What Do You Really Want?
I guess I never thought about it
How can one get what one wants if one hasn’t defined what one wants?
That’s deep man.
Stuck at the airport recently, ok not exactly “stuck,” let’s be positive and say the truth — seriously delayed. Delayed at the airport recently I was reading a good book called ‘Anything You Want,’ by Derek Sivers of the timed-right-startup CD Baby. And regardless of the reason, (snow, airline staffing shortages), I was in a good thinking place to sit and think.
Derek’s written a good little book. Of course it helps when you already started a good little company. By little I mean raking in $1–3 mil per month when it was still just Derek and a few employees, then selling said company for $22 mil. less than ten years in.
But the lessons are real. Lessons of focus and customers and focusing on customers and making the right decisions for the right reasons and remembering why you’re doing this at all which leads back to customers and.. and.. well it’s all good.
And as the book goes on, and I feel the usual “apply this guys’ strategies to either of my tiny startups which will hopefully make them not as tiny anymore,” I think about my own timeline of wants, because as we all know, if you don’t know what you want you’ll probably get it.
In my case, what I wanted at age 18 was (I assume) different than what I wanted at 40.
Shoot maybe I never thought about it.
With introductions out of the way here’s my first unedited list of what I wanted over the course of my life.
I wanted my family to be made whole and to be known by my father, and when it became clear that neither of those would happen..
I pivoted to wanting to be liked and accepted by my peers. I achieved that and then sought a bigger audience so…
I wanted to change the world through starting a bike company called Homestead Bicycles. When that dream ended I took a long hard look at myself and my life and decided to…
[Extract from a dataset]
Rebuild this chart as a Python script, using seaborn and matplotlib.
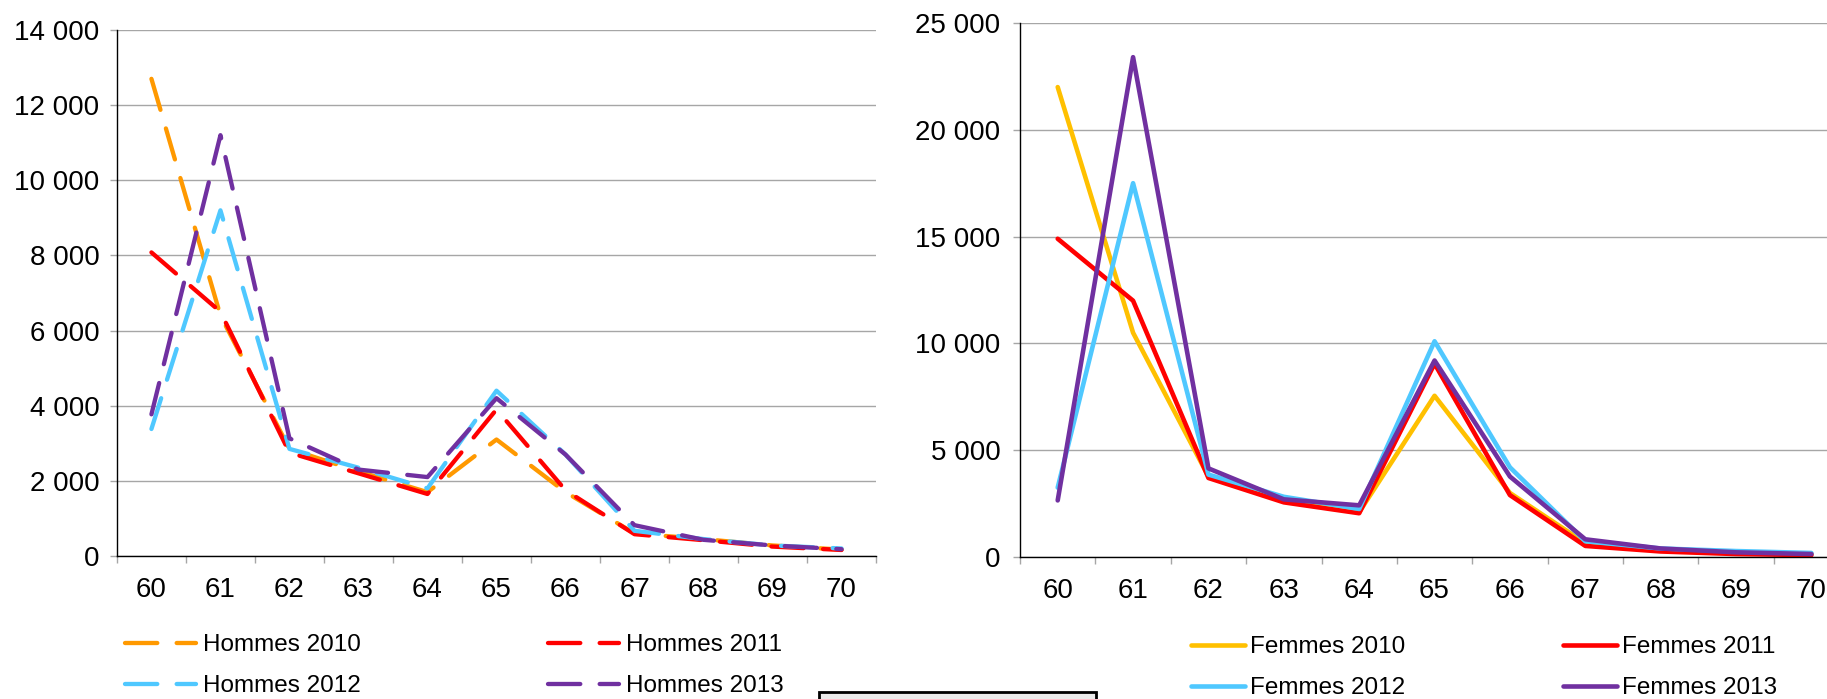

Take responsibility for my life and my finances, buying an old convertible and learning how to be happy today. When I accomplished that I turned my efforts towards…
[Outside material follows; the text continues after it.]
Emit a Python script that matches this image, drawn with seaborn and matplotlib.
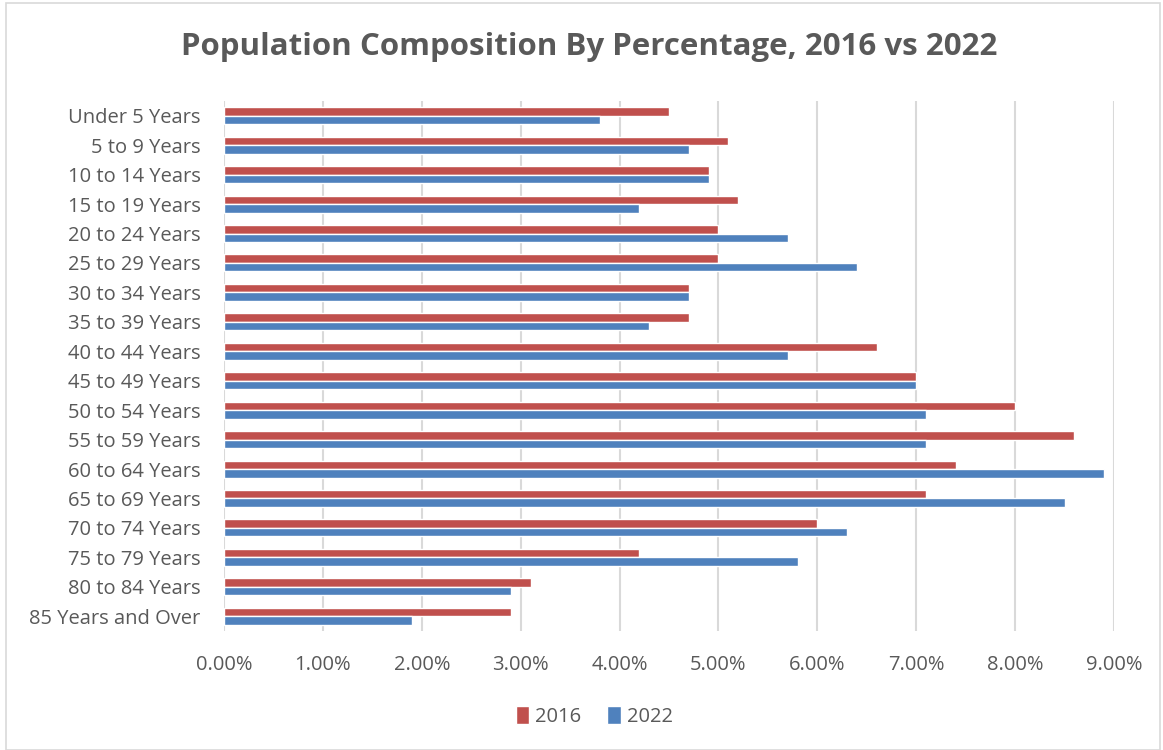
import pandas as pd
import seaborn as sns
import matplotlib.pyplot as plt
from matplotlib.ticker import FuncFormatter, MultipleLocator

# Grupos etarios e percentuais
grupos = ['Under 5 Years', '5 to 9 Years', '10 to 14 Years', '15 to 19 Years',
          '20 to 24 Years', '25 to 29 Years', '30 to 34 Years', '35 to 39 Years',
          '40 to 44 Years', '45 to 49 Years', '50 to 54 Years', '55 to 59 Years',
          '60 to 64 Years', '65 to 69 Years', '70 to 74 Years', '75 to 79 Years',
          '80 to 84 Years', '85 Years and Over']
pct_2016 = [4.5, 5.1, 4.9, 5.2, 5.0, 5.0, 4.7, 4.7, 6.6, 7.0, 8.0, 8.6, 7.4, 7.1, 6.0, 4.2, 3.1, 2.9]
pct_2022 = [3.8, 4.7, 4.9, 4.2, 5.7, 6.4, 4.7, 4.3, 5.7, 7.0, 7.1, 7.1, 8.9, 8.5, 6.3, 5.8, 2.9, 1.9]
anos = ['2016', '2022']

df = pd.DataFrame({
    'Grupo': grupos * 2,
    'Percentual': pct_2016 + pct_2022,
    'Ano': [anos[0]] * len(grupos) + [anos[1]] * len(grupos),
})

sns.set_style('white')
plt.rcParams['font.family'] = ['Open Sans', 'DejaVu Sans']
cinza = '#595959'

fig = plt.figure(figsize=(11.63, 7.5), dpi=100)
ax = fig.add_axes([0.1926, 0.1587, 0.7653, 0.7066])

sns.barplot(data=df, y='Grupo', x='Percentual', hue='Ano', orient='h',
            palette={'2016': '#C0504D', '2022': '#4F81BD'},
            width=0.58, saturation=1, ax=ax, zorder=3)

ax.set_xlim(0, 9)
ax.xaxis.set_major_locator(MultipleLocator(1))
ax.xaxis.set_major_formatter(FuncFormatter(lambda v, p: f'{v:.2f}%'))
ax.grid(axis='x', color='#D9D9D9', linewidth=1.5, zorder=0)
ax.set_axisbelow(True)
for s in ax.spines.values():
    s.set_visible(False)
ax.tick_params(axis='both', length=0, labelsize=14.5, labelcolor=cinza)
ax.tick_params(axis='x', pad=17)
ax.tick_params(axis='y', pad=17)
ax.set_xlabel('')
ax.set_ylabel('')

# Legenda centralizada na figura, abaixo do eixo
handles, labels = ax.get_legend_handles_labels()
ax.get_legend().remove()
fig.legend(handles, labels, loc='center', bbox_to_anchor=(0.511, 0.045), ncol=2,
           frameon=False, fontsize=14.5, labelcolor=cinza, handlelength=0.65,
           handleheight=1.0, handletextpad=0.3, columnspacing=1.3)

fig.text(0.507, 0.937, 'Population Composition By Percentage, 2016 vs 2022',
         ha='center', va='center', fontsize=22.5, fontweight='bold', color=cinza)

# Borda do grafico
borda = plt.Rectangle((0.005, 0.0), 0.992, 0.996, transform=fig.transFigure,
                      fill=False, edgecolor='#D9D9D9', linewidth=1.2)
fig.patches.append(borda)

plt.savefig('out.png', dpi=100)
Wanting to make $ and to make up for being financially reckless in my 20’s. I achieved this *sort of* but it wasn’t as fulfilling as I’d hoped so I..
Wanted to change the world through movies and learning how to write a good screenplay. I moved to Hollywood and made friends but when it became clear this path while fun might take longer than I was prepared for my father died and I…
Had zero idea of what I wanted anymore.
With nothing to lose I…
…decided to reclaim my identity as a carefree risk-taker and adventure seeker, making four movies, writing a book, and taking long road trips.
Age 50 — ?
So here we go.
What do I really want? What if I can’t quantify it? How long down this road do I need to go before I know what “it” is? Do I still want to hold out for having kids? A wife? What about a clear career? A town to put down roots in?
So many questions.
Happy New Years everyone — maybe let’s love first, find the answers later.
I just made that up but it sounds pretty good.